_Task brief_. Transcribe every entry word for word, leaving out all images.

+++ Data provided

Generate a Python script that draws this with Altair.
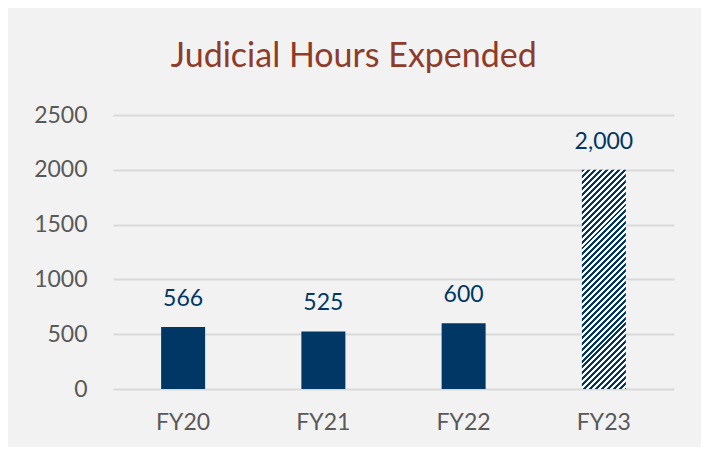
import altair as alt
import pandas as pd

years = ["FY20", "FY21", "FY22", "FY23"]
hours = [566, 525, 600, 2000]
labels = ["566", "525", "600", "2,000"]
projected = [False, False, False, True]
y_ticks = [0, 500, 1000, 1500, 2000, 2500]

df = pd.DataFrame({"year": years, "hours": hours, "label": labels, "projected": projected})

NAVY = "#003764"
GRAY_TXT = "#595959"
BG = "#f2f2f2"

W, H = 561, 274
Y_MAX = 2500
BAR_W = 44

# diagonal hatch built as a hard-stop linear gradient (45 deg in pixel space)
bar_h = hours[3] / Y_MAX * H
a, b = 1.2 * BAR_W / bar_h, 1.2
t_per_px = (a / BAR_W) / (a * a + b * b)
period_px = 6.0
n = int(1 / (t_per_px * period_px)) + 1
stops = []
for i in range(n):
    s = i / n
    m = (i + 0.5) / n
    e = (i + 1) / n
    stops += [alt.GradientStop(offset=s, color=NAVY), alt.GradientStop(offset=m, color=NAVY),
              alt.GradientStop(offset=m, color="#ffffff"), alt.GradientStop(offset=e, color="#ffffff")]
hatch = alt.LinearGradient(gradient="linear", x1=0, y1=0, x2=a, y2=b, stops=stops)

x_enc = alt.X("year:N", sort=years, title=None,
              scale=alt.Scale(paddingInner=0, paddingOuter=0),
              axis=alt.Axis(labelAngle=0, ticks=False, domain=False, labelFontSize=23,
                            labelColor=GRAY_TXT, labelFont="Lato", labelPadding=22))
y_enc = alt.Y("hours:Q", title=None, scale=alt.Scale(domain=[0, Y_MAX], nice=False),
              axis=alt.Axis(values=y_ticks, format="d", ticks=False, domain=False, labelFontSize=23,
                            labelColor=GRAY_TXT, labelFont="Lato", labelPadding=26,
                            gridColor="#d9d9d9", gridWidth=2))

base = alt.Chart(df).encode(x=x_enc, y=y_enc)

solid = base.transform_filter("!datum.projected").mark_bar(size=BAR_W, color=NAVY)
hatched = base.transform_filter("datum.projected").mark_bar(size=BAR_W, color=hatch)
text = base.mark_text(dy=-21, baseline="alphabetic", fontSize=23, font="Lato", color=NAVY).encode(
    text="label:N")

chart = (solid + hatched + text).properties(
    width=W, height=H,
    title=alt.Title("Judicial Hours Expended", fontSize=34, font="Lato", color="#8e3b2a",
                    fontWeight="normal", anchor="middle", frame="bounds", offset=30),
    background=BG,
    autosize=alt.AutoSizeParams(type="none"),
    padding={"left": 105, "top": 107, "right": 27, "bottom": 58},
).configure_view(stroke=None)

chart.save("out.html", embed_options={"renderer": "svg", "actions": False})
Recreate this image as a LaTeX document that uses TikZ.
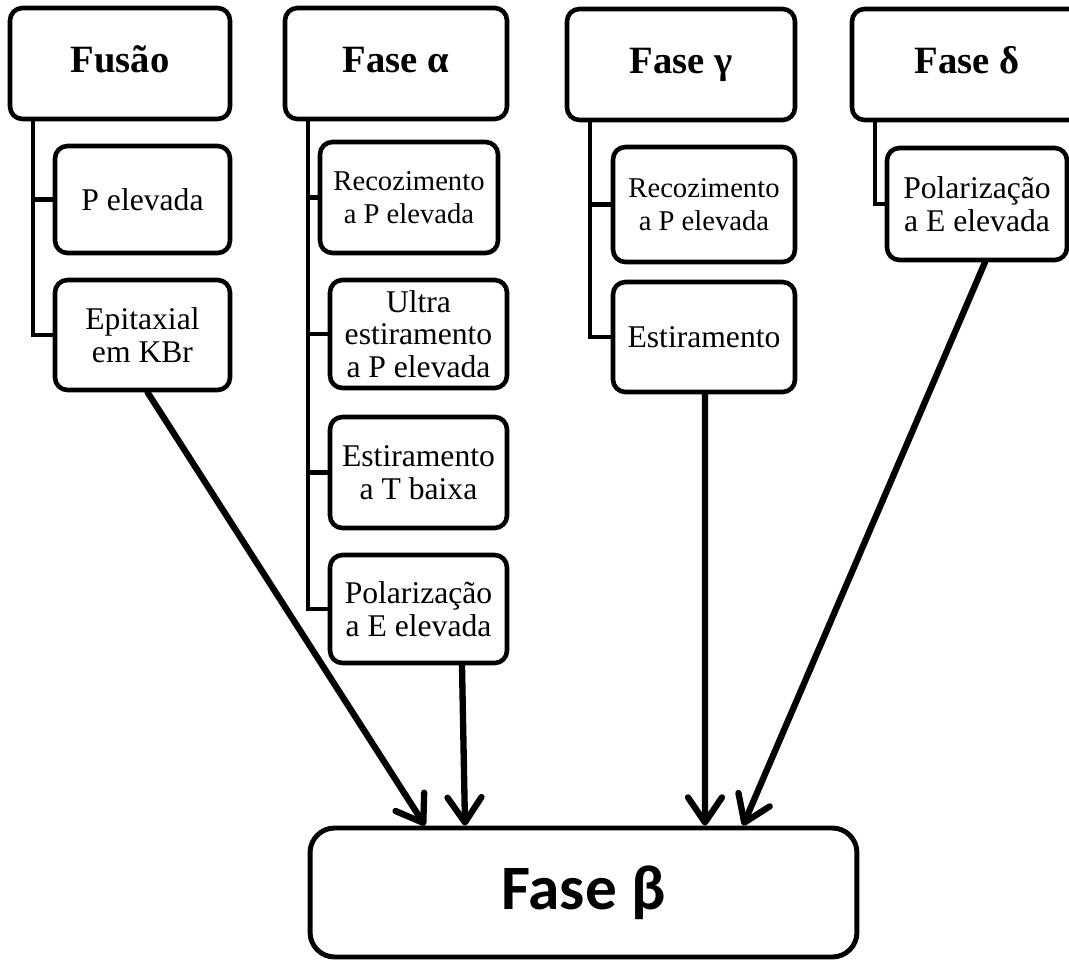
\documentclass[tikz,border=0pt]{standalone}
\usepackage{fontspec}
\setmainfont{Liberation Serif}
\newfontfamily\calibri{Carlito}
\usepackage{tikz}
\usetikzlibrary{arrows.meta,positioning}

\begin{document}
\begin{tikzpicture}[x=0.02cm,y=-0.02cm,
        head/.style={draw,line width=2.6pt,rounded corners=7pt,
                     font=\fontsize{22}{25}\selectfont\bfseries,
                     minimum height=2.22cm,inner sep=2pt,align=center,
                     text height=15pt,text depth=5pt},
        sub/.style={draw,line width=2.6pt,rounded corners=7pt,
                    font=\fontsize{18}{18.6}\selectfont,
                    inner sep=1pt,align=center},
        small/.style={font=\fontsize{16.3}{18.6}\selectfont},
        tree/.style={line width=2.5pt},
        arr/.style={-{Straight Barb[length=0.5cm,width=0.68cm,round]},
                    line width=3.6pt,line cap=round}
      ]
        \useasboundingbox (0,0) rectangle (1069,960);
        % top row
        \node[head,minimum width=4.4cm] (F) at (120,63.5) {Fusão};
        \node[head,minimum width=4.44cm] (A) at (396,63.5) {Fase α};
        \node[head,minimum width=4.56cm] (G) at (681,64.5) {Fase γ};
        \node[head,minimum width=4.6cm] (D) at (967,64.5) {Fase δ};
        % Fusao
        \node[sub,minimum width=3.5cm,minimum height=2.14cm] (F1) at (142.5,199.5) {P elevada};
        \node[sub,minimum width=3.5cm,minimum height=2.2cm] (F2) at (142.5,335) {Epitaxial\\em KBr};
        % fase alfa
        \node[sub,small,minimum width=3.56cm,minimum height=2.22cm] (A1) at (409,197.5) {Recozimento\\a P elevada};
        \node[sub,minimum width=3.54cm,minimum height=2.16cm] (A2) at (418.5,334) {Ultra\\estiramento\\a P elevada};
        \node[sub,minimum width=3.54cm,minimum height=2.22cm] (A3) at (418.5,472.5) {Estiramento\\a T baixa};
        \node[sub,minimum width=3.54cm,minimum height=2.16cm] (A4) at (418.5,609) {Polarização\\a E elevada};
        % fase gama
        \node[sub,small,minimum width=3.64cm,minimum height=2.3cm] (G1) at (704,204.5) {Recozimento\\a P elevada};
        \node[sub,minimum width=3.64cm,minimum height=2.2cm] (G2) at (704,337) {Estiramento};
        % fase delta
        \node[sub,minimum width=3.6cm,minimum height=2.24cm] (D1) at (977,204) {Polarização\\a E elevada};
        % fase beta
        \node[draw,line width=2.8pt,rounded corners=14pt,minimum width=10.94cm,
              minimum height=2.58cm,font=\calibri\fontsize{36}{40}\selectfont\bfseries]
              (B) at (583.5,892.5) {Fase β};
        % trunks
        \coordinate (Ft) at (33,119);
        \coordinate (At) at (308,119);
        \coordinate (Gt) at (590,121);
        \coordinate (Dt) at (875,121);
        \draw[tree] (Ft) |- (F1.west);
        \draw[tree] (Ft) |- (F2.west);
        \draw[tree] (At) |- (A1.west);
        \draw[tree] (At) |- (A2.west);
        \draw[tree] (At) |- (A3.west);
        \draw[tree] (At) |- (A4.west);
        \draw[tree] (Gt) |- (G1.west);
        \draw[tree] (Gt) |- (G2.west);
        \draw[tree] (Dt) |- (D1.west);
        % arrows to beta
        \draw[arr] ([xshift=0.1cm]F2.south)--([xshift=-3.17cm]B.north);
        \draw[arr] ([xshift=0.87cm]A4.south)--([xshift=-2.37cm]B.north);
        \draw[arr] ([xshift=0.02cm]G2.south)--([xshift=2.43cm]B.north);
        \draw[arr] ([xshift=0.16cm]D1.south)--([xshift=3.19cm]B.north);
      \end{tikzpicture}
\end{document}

++++++

_Answer_.
Generate a Python script that draws this with Altair.
import altair as alt
import pandas as pd

years = ["FY20", "FY21", "FY22", "FY23"]
hours = [566, 525, 600, 2000]
labels = ["566", "525", "600", "2,000"]
projected = [False, False, False, True]
y_ticks = [0, 500, 1000, 1500, 2000, 2500]

df = pd.DataFrame({"year": years, "hours": hours, "label": labels, "projected": projected})

NAVY = "#003764"
GRAY_TXT = "#595959"
BG = "#f2f2f2"

W, H = 561, 274
Y_MAX = 2500
BAR_W = 44

# diagonal hatch built as a hard-stop linear gradient (45 deg in pixel space)
bar_h = hours[3] / Y_MAX * H
a, b = 1.2 * BAR_W / bar_h, 1.2
t_per_px = (a / BAR_W) / (a * a + b * b)
period_px = 6.0
n = int(1 / (t_per_px * period_px)) + 1
stops = []
for i in range(n):
    s = i / n
    m = (i + 0.5) / n
    e = (i + 1) / n
    stops += [alt.GradientStop(offset=s, color=NAVY), alt.GradientStop(offset=m, color=NAVY),
              alt.GradientStop(offset=m, color="#ffffff"), alt.GradientStop(offset=e, color="#ffffff")]
hatch = alt.LinearGradient(gradient="linear", x1=0, y1=0, x2=a, y2=b, stops=stops)

x_enc = alt.X("year:N", sort=years, title=None,
              scale=alt.Scale(paddingInner=0, paddingOuter=0),
              axis=alt.Axis(labelAngle=0, ticks=False, domain=False, labelFontSize=23,
                            labelColor=GRAY_TXT, labelFont="Lato", labelPadding=22))
y_enc = alt.Y("hours:Q", title=None, scale=alt.Scale(domain=[0, Y_MAX], nice=False),
              axis=alt.Axis(values=y_ticks, format="d", ticks=False, domain=False, labelFontSize=23,
                            labelColor=GRAY_TXT, labelFont="Lato", labelPadding=26,
                            gridColor="#d9d9d9", gridWidth=2))

base = alt.Chart(df).encode(x=x_enc, y=y_enc)

solid = base.transform_filter("!datum.projected").mark_bar(size=BAR_W, color=NAVY)
hatched = base.transform_filter("datum.projected").mark_bar(size=BAR_W, color=hatch)
text = base.mark_text(dy=-21, baseline="alphabetic", fontSize=23, font="Lato", color=NAVY).encode(
    text="label:N")

chart = (solid + hatched + text).properties(
    width=W, height=H,
    title=alt.Title("Judicial Hours Expended", fontSize=34, font="Lato", color="#8e3b2a",
                    fontWeight="normal", anchor="middle", frame="bounds", offset=30),
    background=BG,
    autosize=alt.AutoSizeParams(type="none"),
    padding={"left": 105, "top": 107, "right": 27, "bottom": 58},
).configure_view(stroke=None)

chart.save("out.html", embed_options={"renderer": "svg", "actions": False})
Recreate this image as a LaTeX document that uses TikZ.
\documentclass[tikz,border=0pt]{standalone}
\usepackage{fontspec}
\setmainfont{Liberation Serif}
\newfontfamily\calibri{Carlito}
\usepackage{tikz}
\usetikzlibrary{arrows.meta,positioning}

\begin{document}
\begin{tikzpicture}[x=0.02cm,y=-0.02cm,
        head/.style={draw,line width=2.6pt,rounded corners=7pt,
                     font=\fontsize{22}{25}\selectfont\bfseries,
                     minimum height=2.22cm,inner sep=2pt,align=center,
                     text height=15pt,text depth=5pt},
        sub/.style={draw,line width=2.6pt,rounded corners=7pt,
                    font=\fontsize{18}{18.6}\selectfont,
                    inner sep=1pt,align=center},
        small/.style={font=\fontsize{16.3}{18.6}\selectfont},
        tree/.style={line width=2.5pt},
        arr/.style={-{Straight Barb[length=0.5cm,width=0.68cm,round]},
                    line width=3.6pt,line cap=round}
      ]
        \useasboundingbox (0,0) rectangle (1069,960);
        % top row
        \node[head,minimum width=4.4cm] (F) at (120,63.5) {Fusão};
        \node[head,minimum width=4.44cm] (A) at (396,63.5) {Fase α};
        \node[head,minimum width=4.56cm] (G) at (681,64.5) {Fase γ};
        \node[head,minimum width=4.6cm] (D) at (967,64.5) {Fase δ};
        % Fusao
        \node[sub,minimum width=3.5cm,minimum height=2.14cm] (F1) at (142.5,199.5) {P elevada};
        \node[sub,minimum width=3.5cm,minimum height=2.2cm] (F2) at (142.5,335) {Epitaxial\\em KBr};
        % fase alfa
        \node[sub,small,minimum width=3.56cm,minimum height=2.22cm] (A1) at (409,197.5) {Recozimento\\a P elevada};
        \node[sub,minimum width=3.54cm,minimum height=2.16cm] (A2) at (418.5,334) {Ultra\\estiramento\\a P elevada};
        \node[sub,minimum width=3.54cm,minimum height=2.22cm] (A3) at (418.5,472.5) {Estiramento\\a T baixa};
        \node[sub,minimum width=3.54cm,minimum height=2.16cm] (A4) at (418.5,609) {Polarização\\a E elevada};
        % fase gama
        \node[sub,small,minimum width=3.64cm,minimum height=2.3cm] (G1) at (704,204.5) {Recozimento\\a P elevada};
        \node[sub,minimum width=3.64cm,minimum height=2.2cm] (G2) at (704,337) {Estiramento};
        % fase delta
        \node[sub,minimum width=3.6cm,minimum height=2.24cm] (D1) at (977,204) {Polarização\\a E elevada};
        % fase beta
        \node[draw,line width=2.8pt,rounded corners=14pt,minimum width=10.94cm,
              minimum height=2.58cm,font=\calibri\fontsize{36}{40}\selectfont\bfseries]
              (B) at (583.5,892.5) {Fase β};
        % trunks
        \coordinate (Ft) at (33,119);
        \coordinate (At) at (308,119);
        \coordinate (Gt) at (590,121);
        \coordinate (Dt) at (875,121);
        \draw[tree] (Ft) |- (F1.west);
        \draw[tree] (Ft) |- (F2.west);
        \draw[tree] (At) |- (A1.west);
        \draw[tree] (At) |- (A2.west);
        \draw[tree] (At) |- (A3.west);
        \draw[tree] (At) |- (A4.west);
        \draw[tree] (Gt) |- (G1.west);
        \draw[tree] (Gt) |- (G2.west);
        \draw[tree] (Dt) |- (D1.west);
        % arrows to beta
        \draw[arr] ([xshift=0.1cm]F2.south)--([xshift=-3.17cm]B.north);
        \draw[arr] ([xshift=0.87cm]A4.south)--([xshift=-2.37cm]B.north);
        \draw[arr] ([xshift=0.02cm]G2.south)--([xshift=2.43cm]B.north);
        \draw[arr] ([xshift=0.16cm]D1.south)--([xshift=3.19cm]B.north);
      \end{tikzpicture}
\end{document}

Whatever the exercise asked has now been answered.